Mitchell B-25 bomber – about 10,000 were built, 40 are still flying

In another peace-time perch he could also be found naked up a tree at the air-base contemplating who was trying to kill him. He was convinced everyone, most especially the commanding officers and generals, were out to get him. The number of missions to be flown before rotating the airmen back home was continually increased to win laurels for the commanding officers. 

The airman could escape the Sisyphean toil of flying ever more bombing missions if he was declared insane. But he could not ask for a mental evaluation to determine whether he was fit to fly, for such an attempt to avoid dangerous missions would prove the airman's sanity, since: 

“... concern for one's safety in the face of dangers that were real and immediate was the process of a rational mind.”

That was the Catch-22, a catchphrase that has entered the English language. Catch-22 occurs at points in the novel, to explain a paradox caused by applying a rule; every such problem has a solution which is contradicted by the problem itself.

The novel has lots of repetitions and nobody will say it is elegantly written. It is a collection of episodes with no real story-line to thread its progress. All one can sense is that Yossarian is getting increasingly desperate, and more and more paranoid, seeing enemies everywhere bent on snuffing him out:

   "They're trying to kill me," Yossarian told [Clevinger] calmly. 
   "No one's trying to kill you," Clevinger cried. 
   "Then why are they shooting at me?" Yossarian asked.
   "They're shooting at everyone," Clevinger answered …

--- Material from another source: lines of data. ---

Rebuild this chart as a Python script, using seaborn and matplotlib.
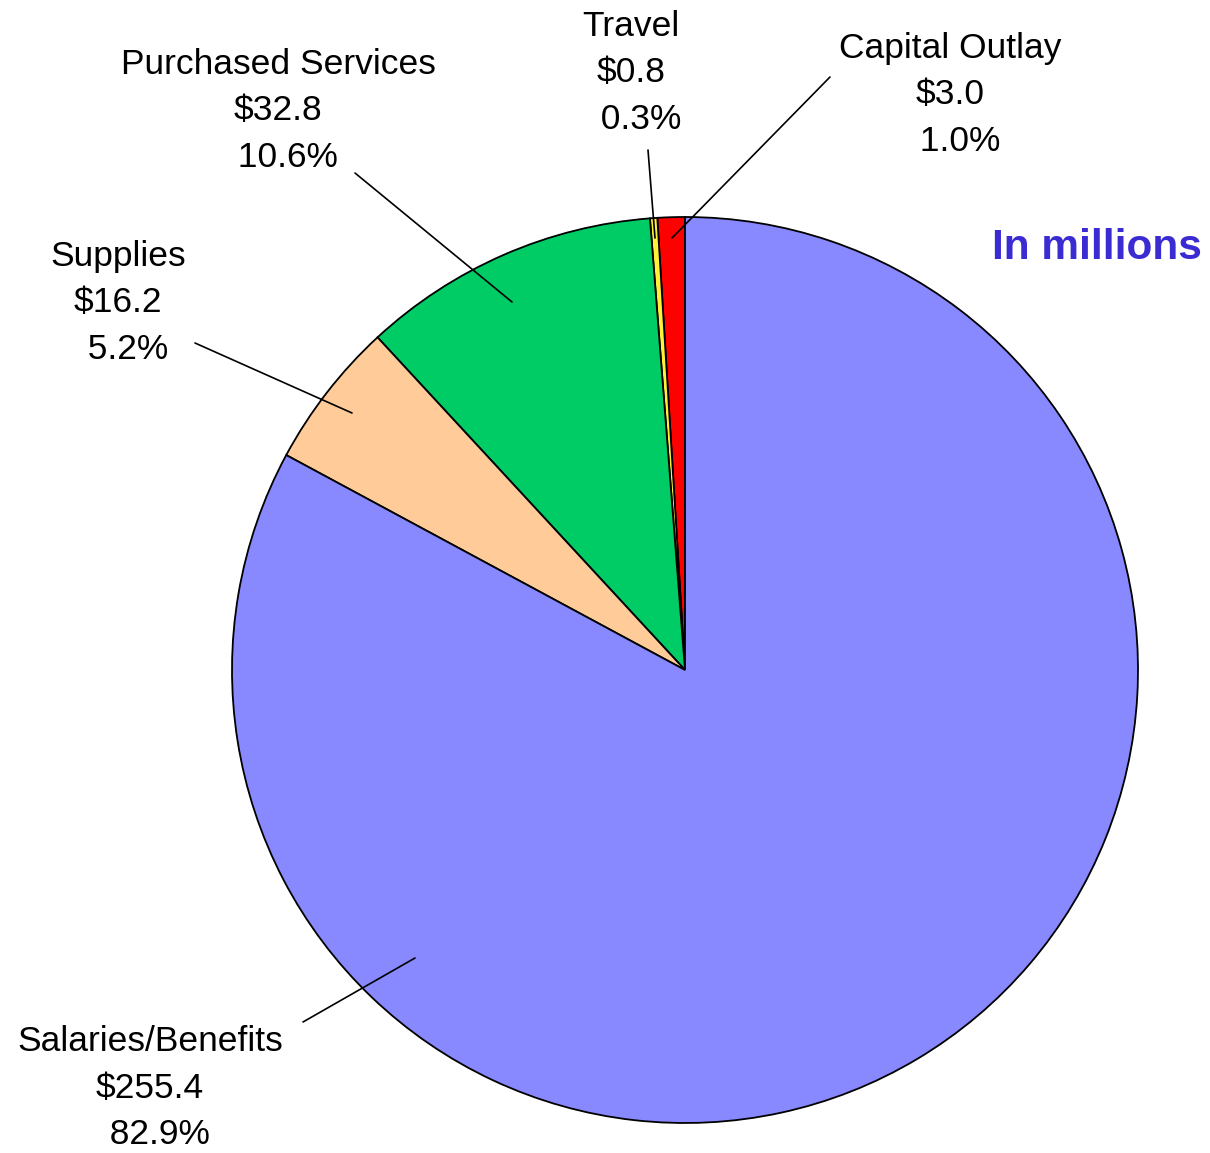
import matplotlib
matplotlib.use("Agg")
import matplotlib.pyplot as plt
import seaborn as sns

# ---- data ----
categories = ["Capital Outlay", "Travel", "Purchased Services", "Supplies", "Salaries/Benefits"]
amounts = [3.0, 0.8, 32.8, 16.2, 255.4]          # $ millions
percent_labels = ["1.0%", "0.3%", "10.6%", "5.2%", "82.9%"]
colors = ["#FF0000", "#FFF03A", "#00CC66", "#FFCC99", "#8888FF"]

# ---- layout (pixel coordinates, origin top-left) ----
W, H = 1210, 1153
center_px = (685, 670)
radius_px = 453
label_pos = {
    "Capital Outlay": (950, 95),
    "Travel": (631, 73),
    "Purchased Services": (278, 111),
    "Supplies": (118, 303),
    "Salaries/Benefits": (150, 1088),
}
leader = {
    "Capital Outlay": ((830, 77), (672, 238)),
    "Travel": ((648, 150), (655, 238)),
    "Purchased Services": ((355, 173), (512, 302)),
    "Supplies": ((195, 343), (352, 413)),
    "Salaries/Benefits": ((303, 1022), (415, 958)),
}

sns.set_theme(style="white")
plt.rcParams["font.family"] = ["Liberation Sans", "DejaVu Sans"]

fig = plt.figure(figsize=(W / 100, H / 100), dpi=100)
ax = fig.add_axes([0, 0, 1, 1])

def fy(y):
    return H - y

ax.pie(amounts, colors=colors, startangle=90, counterclock=True,
       center=(center_px[0], fy(center_px[1])), radius=radius_px,
       wedgeprops=dict(edgecolor="black", linewidth=1.3))

for cat, amt, pct in zip(categories, amounts, percent_labels):
    x, y = label_pos[cat]
    ax.text(x, fy(y), f"{cat}\n${amt:.1f}\n  {pct}", ha="center", va="center",
            multialignment="center", fontsize=25.5, linespacing=1.52, color="black")
    (x0, y0), (x1, y1) = leader[cat]
    ax.plot([x0, x1], [fy(y0), fy(y1)], color="black", linewidth=1.2)

ax.text(1097, fy(248), "In millions", ha="center", va="center",
        fontsize=30.5, fontweight="bold", color="#3B2BD3")

ax.set_xlim(0, W)
ax.set_ylim(0, H)
ax.set_aspect("equal")
ax.axis("off")

fig.savefig("out.png", dpi=100, facecolor="white")
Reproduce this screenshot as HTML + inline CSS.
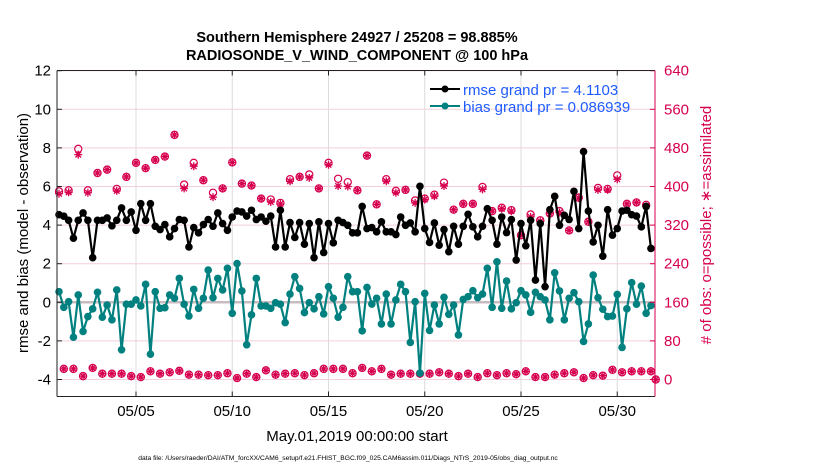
<!DOCTYPE html>
<html><head><meta charset="utf-8"><style>
html,body{margin:0;padding:0;background:#fff;}
svg{display:block;font-family:"Liberation Sans",Arial,sans-serif;}
</style></head><body>
<svg id="chart" width="830" height="470" viewBox="0 0 830 470" xmlns="http://www.w3.org/2000/svg">
<text x="357" y="42" font-size="14.5" font-weight="bold" text-anchor="middle">Southern Hemisphere 24927 / 25208 = 98.885%</text>
<text x="357" y="60" font-size="14.5" font-weight="bold" text-anchor="middle">RADIOSONDE_V_WIND_COMPONENT @ 100 hPa</text>
<text x="357" y="441" font-size="15" text-anchor="middle">May.01,2019 00:00:00 start</text>
<text x="348" y="460" font-size="6.7" text-anchor="middle">data file: /Users/raeder/DAI/ATM_forcXX/CAM6_setup/f.e21.FHIST_BGC.f09_025.CAM6assim.011/Diags_NTrS_2019-05/obs_diag_output.nc</text>
<text transform="translate(28,233) rotate(-90)" font-size="15" text-anchor="middle">rmse and bias (model - observation)</text>
<text transform="translate(711,225) rotate(-90)" font-size="15" fill="#d6004f" text-anchor="middle"># of obs: o=possible; ∗=assimilated</text>
<g id="grid"></g><g id="marks"></g><g id="axes"></g>
<g>
<line x1="430" y1="89" x2="460" y2="89" stroke="#000" stroke-width="2"/><circle cx="445" cy="89" r="3.5" fill="#000"/>
<text x="463" y="95" font-size="15" fill="#1f5cff">rmse grand pr = 4.1103</text>
<line x1="430" y1="106" x2="460" y2="106" stroke="#00807f" stroke-width="2"/><circle cx="445" cy="106" r="3.5" fill="#00807f"/>
<text x="463" y="112" font-size="15" fill="#1f5cff">bias grand pr = 0.086939</text>
</g>
</svg>
<script>
const rmse=[4.54,4.46,4.25,3.32,4.25,4.63,4.25,2.31,4.25,4.25,4.37,3.96,4.25,4.89,4.25,4.68,3.73,5.11,4.25,5.11,3.94,3.77,4.03,3.39,3.82,4.29,
4.25,2.87,3.87,3.60,4.03,4.29,3.94,4.63,4.08,3.73,4.42,4.73,4.68,4.47,4.77,4.29,4.42,4.20,4.47,2.87,4.77,2.87,4.13,3.36,4.13,3.01,4.08,2.31,4.17,2.58,4.08,3.08,4.25,4.13,3.99,3.60,3.60,
4.97,3.82,3.87,3.65,4.17,3.65,3.65,3.51,4.42,3.99,4.11,3.65,6.01,3.82,3.10,4.11,2.96,3.77,2.62,3.94,3.01,3.94,4.56,3.91,3.39,3.94,4.85,4.25,3.01,4.42,3.61,4.29,2.19,4.08,2.93,4.25,1.15,4.08,0.81,4.80,5.49,3.99,4.51,4.29,5.75,3.82,7.81,4.73,3.13,3.99,2.39,4.80,3.48,3.82,4.73,4.77,4.54,4.47,3.91,4.97,2.79];
const bias=[0.55,-0.26,0.03,-1.81,0.38,-1.51,-0.74,-0.34,0.52,-0.77,-0.14,-0.91,0.64,-2.46,-0.10,-0.10,0.12,-0.19,0.93,-2.69,0.55,-0.31,-0.28,0.38,0.21,1.24,
-0.10,-0.71,0.67,-0.31,0.21,1.67,0.24,1.24,0.64,1.76,-0.57,2.01,0.59,-2.20,-0.65,1.24,-0.19,-0.19,-0.31,-0.02,-0.10,-1.05,0.43,1.33,0.72,-0.53,-0.02,-0.34,0.29,-0.60,0.81,0.21,-0.77,-0.26,1.33,0.55,0.55,
-1.48,0.77,-0.09,0.21,-1.12,0.43,-1.12,0.12,0.93,0.55,-2.08,0.03,-3.67,0.46,-1.46,-0.14,-1.12,0.26,-0.62,-0.14,-1.69,0.15,0.29,0.60,0.24,0.43,1.76,-0.26,2.10,-0.31,1.10,-0.34,-0.02,0.60,0.38,-0.52,0.52,0.29,0.12,-0.91,1.53,0.59,-0.91,0.21,0.50,0.03,-2.03,-1.12,1.41,0.24,-0.36,-0.74,-0.71,0.41,-2.34,-0.34,1.02,-0.10,0.84,-0.57,-0.17];
// obs counts at 00Z/12Z (even times) and 06Z/18Z (odd times)
const possibleMain=[390,392,478,392,428,435,395,420,449,438,455,462,507,404,449,413,387,396,450,406,402,375,373,366,415,420,425,396,449,416,409,392,
464,363,415,391,393,371,375,383,408,352,364,364,399,349,356,351,299,342,330,344,349,309,377,327,397,395,423,364,367,362,0];
const assimMain=[385,388,466,387,428,435,391,420,449,438,455,462,507,396,442,413,378,396,450,406,402,375,368,364,411,420,418,396,445,401,400,392,
464,363,411,387,393,366,373,380,401,352,364,364,394,349,354,349,299,337,328,344,346,309,376,327,393,393,415,364,367,359,0];
const possibleOff=[22,22,7,24,12,12,12,7,5,17,12,15,18,10,10,9,9,13,3,12,5,19,10,12,13,9,13,22,22,22,13,
24,17,22,10,12,12,12,12,15,12,7,12,5,13,9,13,11,17,5,5,10,13,15,3,9,8,20,15,17,17,17];
const assimOff=possibleOff.slice();
const leftTicks=[-4,-2,0,2,4,6,8,10,12];
const rightTicks=[0,80,160,240,320,400,480,560,640];
const dateTicks=[5,10,15,20,25,30];
const dateLabels=['05/05','05/10','05/15','05/20','05/25','05/30'];

const NS='http://www.w3.org/2000/svg';
const X0=57,X1=655,Y0=70.5,Y1=396.5;
function x(d){return 136+(d-5)*19.25;}
function y(v){return 302.3-v*19.3;}
function yr(r){return y(r/40-4);}
function tday(i){return 1+i*0.25;}
function mk(tag,attrs,parent){const e=document.createElementNS(NS,tag);for(const k in attrs)e.setAttribute(k,attrs[k]);parent.appendChild(e);return e;}
const grid=document.getElementById('grid'),marks=document.getElementById('marks'),axes=document.getElementById('axes');

dateTicks.forEach((d,k)=>{
 const l=mk('line',{x1:x(d),x2:x(d),y1:Y0,y2:Y1,stroke:'#dcdcdc','stroke-width':1},grid);
 
 
 const t=mk('text',{x:x(d),y:416,'font-size':15,'text-anchor':'middle'},axes);
 t.textContent=dateLabels[k];
 
 
 mk('line',{x1:x(d),x2:x(d),y1:Y1,y2:Y1-5,stroke:'#222'},axes);
 mk('line',{x1:x(d),x2:x(d),y1:Y0,y2:Y0+5,stroke:'#222'},axes);
});
rightTicks.forEach(r=>{
 const l=mk('line',{x1:X0,x2:X1,y1:yr(r),y2:yr(r),stroke:'#f3cfdc','stroke-width':1},grid);
 
 
 const t=mk('text',{x:664,y:yr(r)+5,'font-size':15,fill:'#d6004f'},axes);
 t.textContent=r;
 
 
 mk('line',{x1:X1,x2:X1-5,y1:yr(r),y2:yr(r),stroke:'#d6004f'},axes);
});
leftTicks.forEach(v=>{
 const t=mk('text',{x:51,y:y(v)+5,'font-size':15,'text-anchor':'end'},axes);
 t.textContent=v;
 
 
 mk('line',{x1:X0,x2:X0+5,y1:y(v),y2:y(v),stroke:'#222'},axes);
});
const zl=mk('line',{x1:X0,x2:X1,y1:y(0),y2:y(0),stroke:'#c8bcc0','stroke-width':2.5},grid);


const la=mk('line',{x1:X0,x2:X0,y1:Y0,y2:Y1,stroke:'#222'},axes);


mk('line',{x1:X0,x2:X1,y1:Y1,y2:Y1,stroke:'#222'},axes);
mk('line',{x1:X0,x2:X1,y1:Y0,y2:Y0,stroke:'#222'},axes);
const ra=mk('line',{x1:X1,x2:X1,y1:Y0,y2:Y1,stroke:'#d6004f'},axes);



function star(cx,cy,r,parent){
 let d='';for(let a=0;a<4;a++){const an=a*Math.PI/4;d+=`M${cx-r*Math.cos(an)},${cy-r*Math.sin(an)}L${cx+r*Math.cos(an)},${cy+r*Math.sin(an)}`;}
 return mk('path',{d:d,stroke:'#d6004f','stroke-width':1.3,fill:'none'},parent);
}
function obsPoint(i,pv,av){
 const cx=x(tday(i));
 const c=mk('circle',{cx:cx,cy:yr(pv),r:3.6,fill:'none',stroke:'#d6004f','stroke-width':1.2},marks);
 
 
 const s=star(cx,yr(av),4,marks);
 
 
}
possibleMain.forEach((p,k)=>obsPoint(2*k,p,assimMain[k]));
possibleOff.forEach((p,k)=>obsPoint(2*k+1,p,assimOff[k]));

function series(vals,color,name){
 const pts=vals.map((v,i)=>x(tday(i))+','+y(v)).join(' ');
 const pl=mk('polyline',{points:pts,fill:'none',stroke:color,'stroke-width':2.2,'stroke-linejoin':'round'},marks);
 
 
 vals.forEach((v,i)=>{
  const c=mk('circle',{cx:x(tday(i)),cy:y(v),r:3.8,fill:color},marks);
  
  
 });
}
series(bias,'#00807f','bias');
series(rmse,'#000000','rmse');
</script>
</body></html>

As the number of missions keep increasing Yossarian takes evasive action: he alters the line of bombing on maps; he presents himself naked at a medal ceremony; he marches backward; etc. For a generation yet to come of age during the Vietnam War, the novel made eminent sense, justifying evading the military draft, burning draft papers, and even desertion, as being superior to an immoral war. Orr with his survival technique of ditching his plane in the sea and paddling to Sweden in a life-raft with survival techniques he'd practiced becomes the active antidote to Catch-22.